Has your Plant been sold without you Knowing?

Has your Plant been sold without you Knowing?


Has your Plant been sold without you Knowing?

This might seem like a strange question to ask – of course I’d know if I’d sold a piece of plant!

We have seen a steady increase in the fraudulent selling of plant with a number of clients either falling victim to this or being inadvertently caught up in the fraud.
How it seems to go is that someone sets up a website, that for all the world looks like it is a plant disposal or sales website of a reasonable sized plant hirer or groundworks company. The quality of the site is pretty good, it has all of the right company logos, which of course they’ve just down loaded from the internet and the address is correct and checks out. The email address even looks plausible. There is even a contact name but the one thing that should start to ring alarm bells is that only ways to contact them are via email or a mobile phone number.
The customer sees a piece of plant on the website, which looks in great condition, low hours, well serviced etc. and the price looks really good too, but not so good that it’s too good to be true, that would put people on their guard.
He gets in touch with the ‘seller’ on the email, they might even send more photos of the machine and have a chat about it on the mobile phone number provided.
After that, he agrees a price and pays an initial deposit of say 20% and agrees a date for collection. On this date, the balance is due and ‘the machine can only be collected on receipt of full, cleared funds’ in the ‘seller’s’ bank account. We’ve seen a number of these cases where the deal has been done in Euros and the ‘seller’ even has the facilities to deal with an international transaction like that. It all looks pretty professional.
The buyers sends a lorry to collect their new piece of plant and it now that the penny starts to drop…
The driver arrives at the agreed place – ‘Hi, I’m here to collect the machine that (whoever) has bought’ only to be met with blank faces.
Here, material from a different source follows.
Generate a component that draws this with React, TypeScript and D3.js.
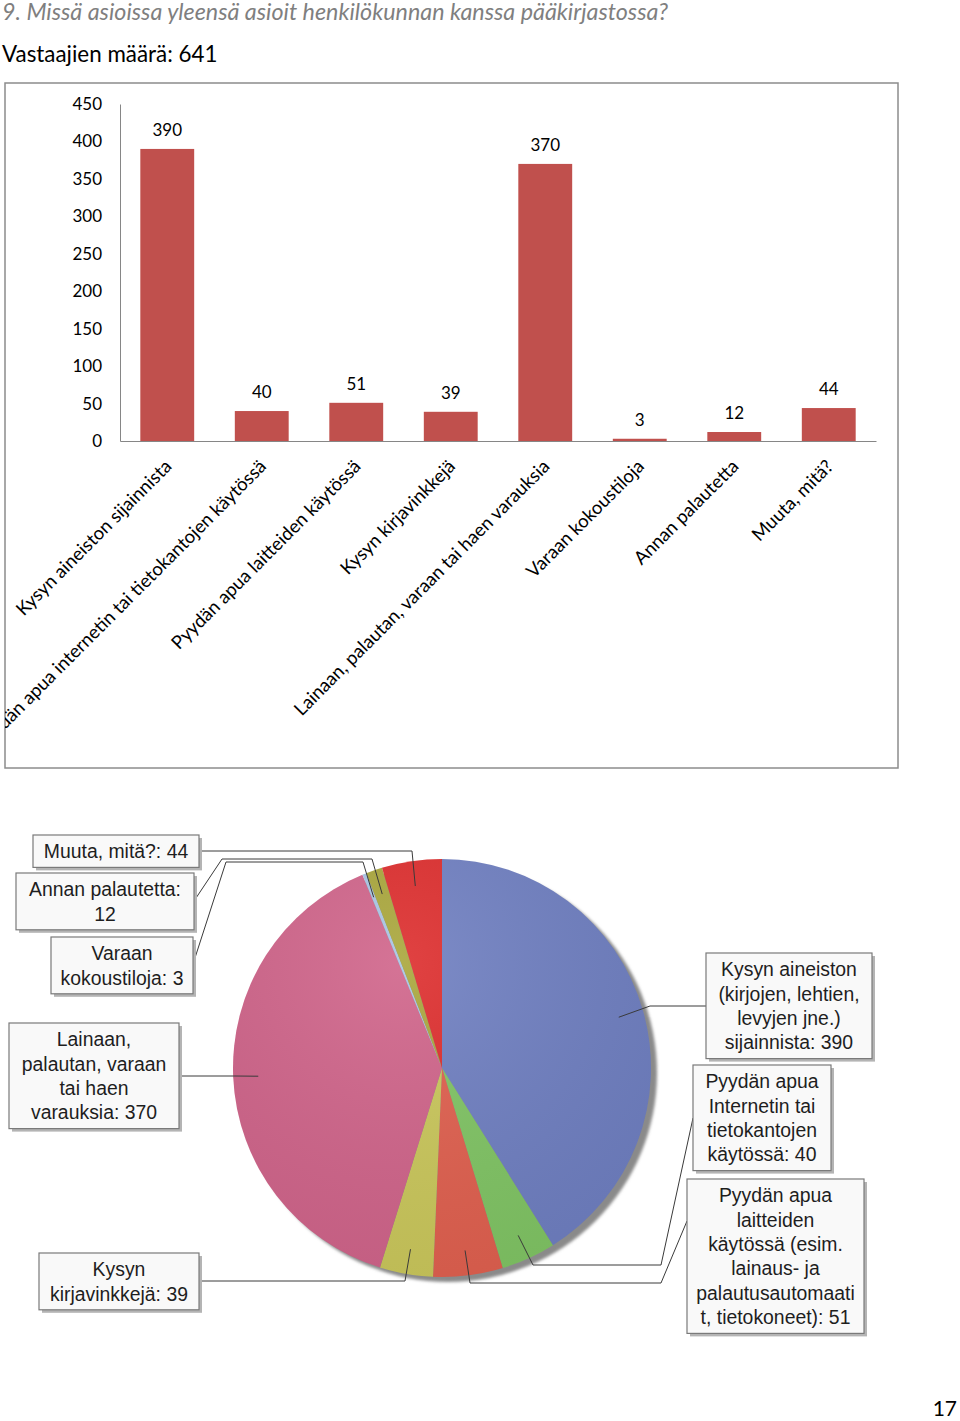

The faces are blank because of course, no one there knows anything about it, because they haven’t actually sold the machine.
So at this point there is a situation where the supposed ‘seller’ has to convince the driver that they are telling the truth and that they haven’t actually sold a machine. Having done that, the driver then has to break the news to his boss that he’s driven all the way from (and in many cases, he’s driven all across Europe) to find that there’s no machine and that they might have been conned.
Once it has become clear that they have been conned, it is extremely difficult to get any money back because it hasn’t actually been stolen, it has been willingly paid over as a result of the con.
Criminals are getting more a more sophisticated and are (sadly) quite good at using technology and the internet to set up very plausible looking scams that are good enough to actually catch people out.
The way to protect yourself is to make sure you do as many checks as you possibly can on both the machine and also, and perhaps more importantly, on the people to are buying the machine from. If there’s no land line, have a look online and find the head office telephone number, ring it and ask for the guy you are dealing with, it could be that they’ve never heard of him is he’s bogus.
There are some devious criminals out there, make sure you do everything you can to protect yourself and don’t get caught out buying one of these machines because if you do, there are not many insurance solutions that can protect you from being conned.